> _Goal_
Return only the lines from the start of the records through the line that contains "Chart.register(...registerables);", inclusive; leave out all pictures.

Figure scripts
#####

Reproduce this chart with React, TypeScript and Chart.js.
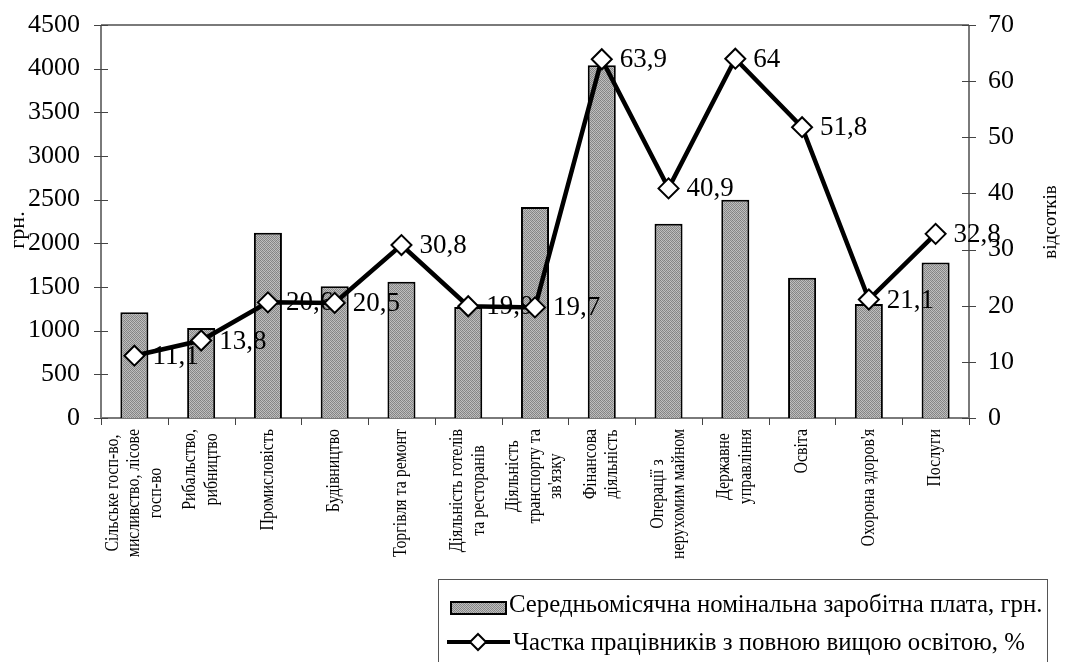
import React, { useEffect, useRef } from 'react';
import { Chart, registerables } from 'chart.js';
Chart.register(...registerables);

const categories: string[][] = [
  ['Сільське госп-во,', 'мисливство, лісове', 'госп-во'],
  ['Рибальство,', 'рибництво'],
  ['Промисловість'],
  ['Будівництво'],
  ['Торгівля та ремонт'],
  ['Діяльність готелів', 'та ресторанів'],
  ['Діяльність', 'транспорту та', "зв'язку"],
  ['Фінансова', 'діяльність'],
  ['Операції з', 'нерухомим майном'],
  ['Державне', 'управління'],
  ['Освіта'],
  ["Охорона здоров'я"],
  ['Послуги'],
];
const wages = [1210, 1030, 2120, 1510, 1560, 1270, 2415, 4040, 2225, 2500, 1605, 1305, 1780];
const shares = [11.1, 13.8, 20.6, 20.5, 30.8, 19.9, 19.7, 63.9, 40.9, 64, 51.8, 21.1, 32.8];
const wageLegend = 'Середньомісячна номінальна заробітна плата, грн.';
const shareLegend = 'Частка працівників з повною вищою освітою, %';
const leftTitle = 'грн.';
const rightTitle = 'відсотків';

const SERIF = '"Liberation Serif", "DejaVu Serif", serif';

function makePattern(): CanvasPattern | string {
  const c = document.createElement('canvas');
  c.width = 4;
  c.height = 4;
  const g = c.getContext('2d');
  if (!g) return '#9a9a9a';
  const grid = [
    ['#808080', '#c0c0c0', '#8c8c8c', '#b4b4b4'],
    ['#b8b8b8', '#888888', '#c4c4c4', '#848484'],
    ['#8a8a8a', '#bcbcbc', '#828282', '#c0c0c0'],
    ['#c2c2c2', '#868686', '#b6b6b6', '#8e8e8e'],
  ];
  for (let y = 0; y < 4; y++) {
    for (let x = 0; x < 4; x++) {
      g.fillStyle = grid[y][x];
      g.fillRect(x, y, 1, 1);
    }
  }
  const p = g.createPattern(c, 'repeat');
  return p || '#9a9a9a';
}

export default function App() {
  const ref = useRef<HTMLCanvasElement | null>(null);

  useEffect(() => {
    const canvas = ref.current;
    if (!canvas) return;
    const pattern = makePattern();

    const framePlugin = {
      id: 'framePlugin',
      beforeDatasetsDraw(chart: any) {
        const { ctx, chartArea } = chart;
        const xs = chart.scales.x;
        const y = chart.scales.y;
        const y1 = chart.scales.y1;
        ctx.save();
        // category labels
        ctx.fillStyle = '#000';
        ctx.font = `18px ${SERIF}`;
        ctx.textBaseline = 'middle';
        ctx.textAlign = 'center';
        const lh = 21.5;
        const sx = 0.88;
        categories.forEach((lines, i) => {
          const cx = xs.getPixelForValue(i);
          const w = Math.max(...lines.map((l) => ctx.measureText(l).width)) * sx;
          const top = chartArea.bottom + 11;
          ctx.save();
          ctx.translate(cx, top + w / 2);
          ctx.rotate(-Math.PI / 2);
          ctx.scale(sx, 1);
          lines.forEach((l, k) => {
            ctx.fillText(l, 0, (k - (lines.length - 1) / 2) * lh);
          });
          ctx.restore();
        });
        // frame lines
        ctx.strokeStyle = '#7a7a7a';
        ctx.lineWidth = 2;
        ctx.beginPath();
        ctx.moveTo(chartArea.left, chartArea.top);
        ctx.lineTo(chartArea.right, chartArea.top);
        ctx.moveTo(chartArea.left, chartArea.top);
        ctx.lineTo(chartArea.left, chartArea.bottom);
        ctx.moveTo(chartArea.right, chartArea.top);
        ctx.lineTo(chartArea.right, chartArea.bottom);
        ctx.moveTo(chartArea.left, chartArea.bottom);
        ctx.lineTo(chartArea.right, chartArea.bottom);
        ctx.stroke();
        // tick marks
        ctx.strokeStyle = '#444';
        ctx.lineWidth = 1;
        ctx.beginPath();
        y.ticks.forEach((t: any) => {
          const py = Math.round(y.getPixelForValue(t.value)) + 0.5;
          ctx.moveTo(chartArea.left - 7, py);
          ctx.lineTo(chartArea.left + 7, py);
        });
        y1.ticks.forEach((t: any) => {
          const py = Math.round(y1.getPixelForValue(t.value)) + 0.5;
          ctx.moveTo(chartArea.right - 7, py);
          ctx.lineTo(chartArea.right + 7, py);
        });
        for (let i = 0; i <= categories.length; i++) {
          const px = Math.round(xs.getPixelForValue(i - 0.5)) + 0.5;
          ctx.moveTo(px, chartArea.bottom);
          ctx.lineTo(px, chartArea.bottom + 7);
        }
        ctx.stroke();
        // axis titles
        ctx.fillStyle = '#000';
        ctx.font = `22px ${SERIF}`;
        ctx.textAlign = 'center';
        ctx.textBaseline = 'middle';
        ctx.save();
        ctx.translate(18, 230);
        ctx.rotate(-Math.PI / 2);
        ctx.fillText(leftTitle, 0, 0);
        ctx.restore();
        ctx.font = `19px ${SERIF}`;
        ctx.save();
        ctx.translate(1051, 222);
        ctx.rotate(-Math.PI / 2);
        ctx.fillText(rightTitle, 0, 0);
        ctx.restore();
        ctx.restore();
      },
      afterDatasetDraw(chart: any, args: any) {
        if (args.index !== 1) return;
        const { ctx } = chart;
        const meta = chart.getDatasetMeta(0);
        ctx.save();
        ctx.fillStyle = '#000';
        ctx.font = `27px ${SERIF}`;
        ctx.textAlign = 'left';
        ctx.textBaseline = 'middle';
        meta.data.forEach((pt: any, i: number) => {
          ctx.fillText(String(shares[i]).replace('.', ','), pt.x + 18, pt.y + 1);
        });
        ctx.restore();
      },
      afterDraw(chart: any) {
        const { ctx } = chart;
        ctx.save();
        ctx.strokeStyle = '#555';
        ctx.lineWidth = 1;
        ctx.strokeRect(438.5, 579.5, 609, 120);
        // bar item
        ctx.fillStyle = pattern as any;
        ctx.fillRect(451, 602, 55, 12);
        ctx.strokeStyle = '#000';
        ctx.lineWidth = 2;
        ctx.strokeRect(451, 602, 55, 12);
        ctx.fillStyle = '#000';
        ctx.font = `24.8px ${SERIF}`;
        ctx.textAlign = 'left';
        ctx.textBaseline = 'middle';
        ctx.fillText(wageLegend, 509, 605);
        // line item
        ctx.lineWidth = 4;
        ctx.beginPath();
        ctx.moveTo(447, 642);
        ctx.lineTo(510, 642);
        ctx.stroke();
        ctx.fillStyle = '#fff';
        ctx.lineWidth = 2;
        ctx.beginPath();
        ctx.moveTo(478, 634);
        ctx.lineTo(486, 642);
        ctx.lineTo(478, 650);
        ctx.lineTo(470, 642);
        ctx.closePath();
        ctx.fill();
        ctx.stroke();
        ctx.fillStyle = '#000';
        ctx.fillText(shareLegend, 513, 643);
        ctx.restore();
      },
    };

    const fitY = (w: number) => (s: any) => {
      s.width = w;
      s.paddingTop = 0;
      s.paddingBottom = 0;
    };

    const chart = new Chart(canvas, {
      type: 'bar',
      data: {
        labels: categories.map((c) => c.join(' ')),
        datasets: [
          {
            type: 'line',
            label: shareLegend,
            data: shares,
            yAxisID: 'y1',
            borderColor: '#000',
            borderWidth: 4.5,
            pointStyle: 'rectRot',
            pointRadius: 10,
            pointBackgroundColor: '#fff',
            pointBorderColor: '#000',
            pointBorderWidth: 2,
            tension: 0,
            order: 0,
          } as any,
          {
            type: 'bar',
            label: wageLegend,
            data: wages,
            yAxisID: 'y',
            backgroundColor: pattern as any,
            borderColor: '#000',
            borderWidth: 2,
            categoryPercentage: 1,
            barPercentage: 0.42,
            order: 1,
          } as any,
        ],
      },
      options: {
        responsive: false,
        animation: false,
        events: [],
        layout: { padding: { top: 25, left: 0, right: 0, bottom: 0 } },
        plugins: {
          legend: { display: false },
          tooltip: { enabled: false },
          title: { display: false },
        },
        scales: {
          x: {
            offset: true,
            grid: { display: false },
            border: { display: false },
            ticks: { display: false },
            afterFit: (s: any) => {
              s.height = 244;
            },
          },
          y: {
            position: 'left',
            min: 0,
            max: 4500,
            grid: { display: false },
            border: { display: false },
            ticks: {
              stepSize: 500,
              padding: 13,
              color: '#000',
              font: { family: SERIF, size: 26 },
              callback: (v: any) => String(v),
            },
            afterFit: fitY(101),
          },
          y1: {
            position: 'right',
            min: 0,
            max: 70,
            grid: { display: false },
            border: { display: false },
            ticks: {
              stepSize: 10,
              padding: 11,
              color: '#000',
              font: { family: SERIF, size: 26 },
              callback: (v: any) => String(v),
            },
            afterFit: fitY(99),
          },
        },
      },
      plugins: [framePlugin],
    });
    return () => chart.destroy();
  }, []);

  return (
    <div style={{ position: 'absolute', left: 0, top: 0, width: 1068, height: 662, background: '#fff' }}>
      <canvas ref={ref} width={1068} height={662} style={{ width: 1068, height: 662, display: 'block' }} />
    </div>
  );
}
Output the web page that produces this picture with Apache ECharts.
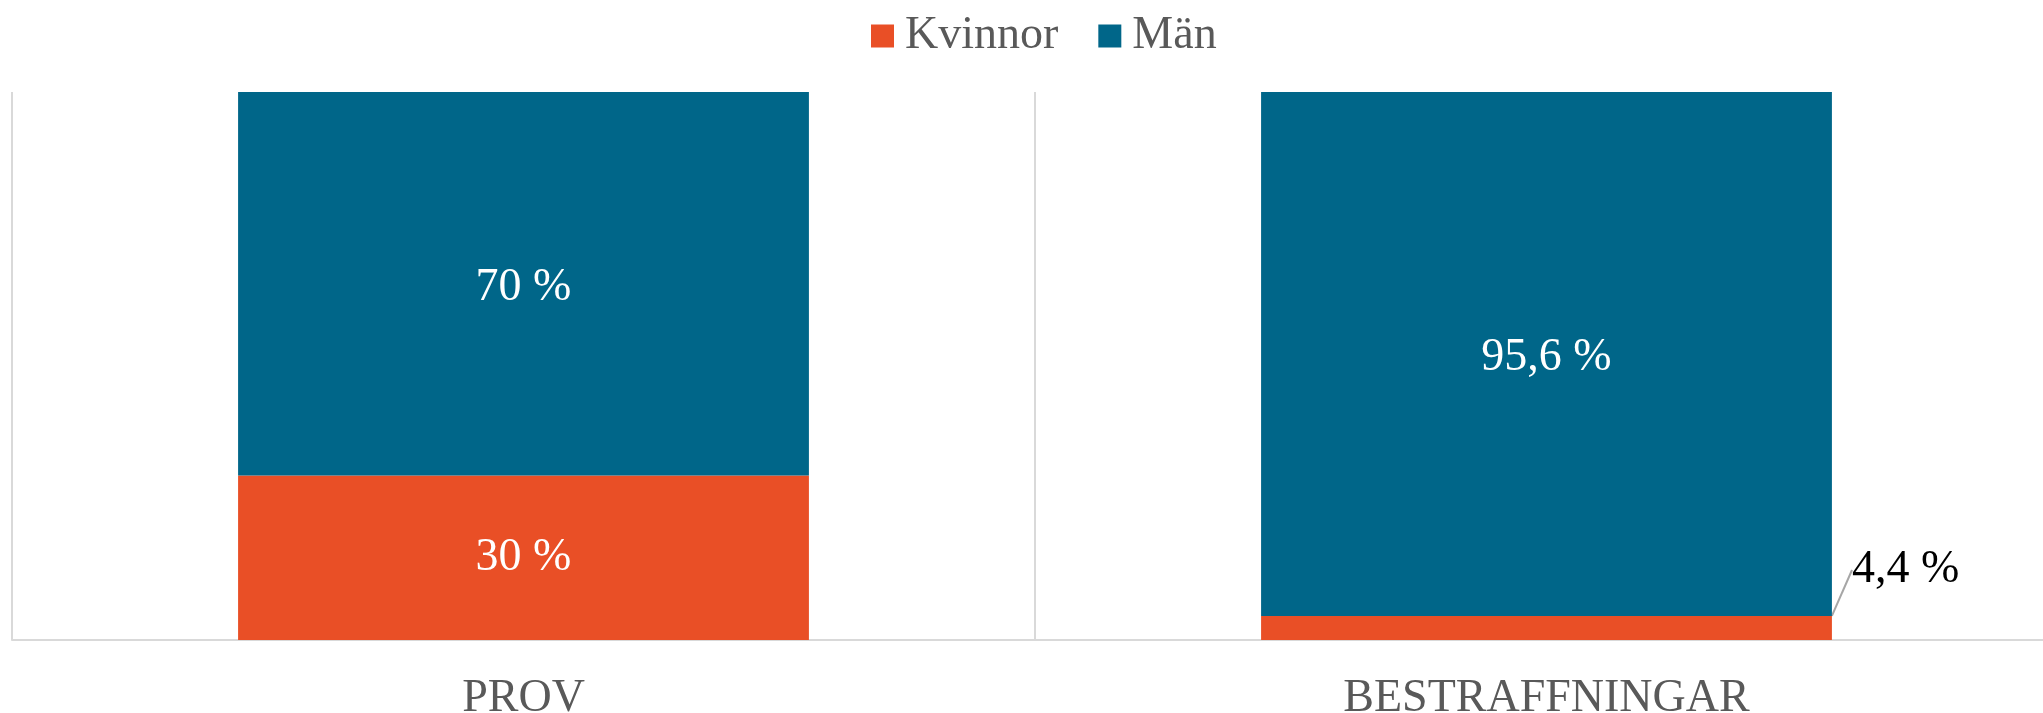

#####

> _Response to the task_
Reproduce this chart with React, TypeScript and Chart.js.
import React, { useEffect, useRef } from 'react';
import { Chart, registerables } from 'chart.js';
Chart.register(...registerables);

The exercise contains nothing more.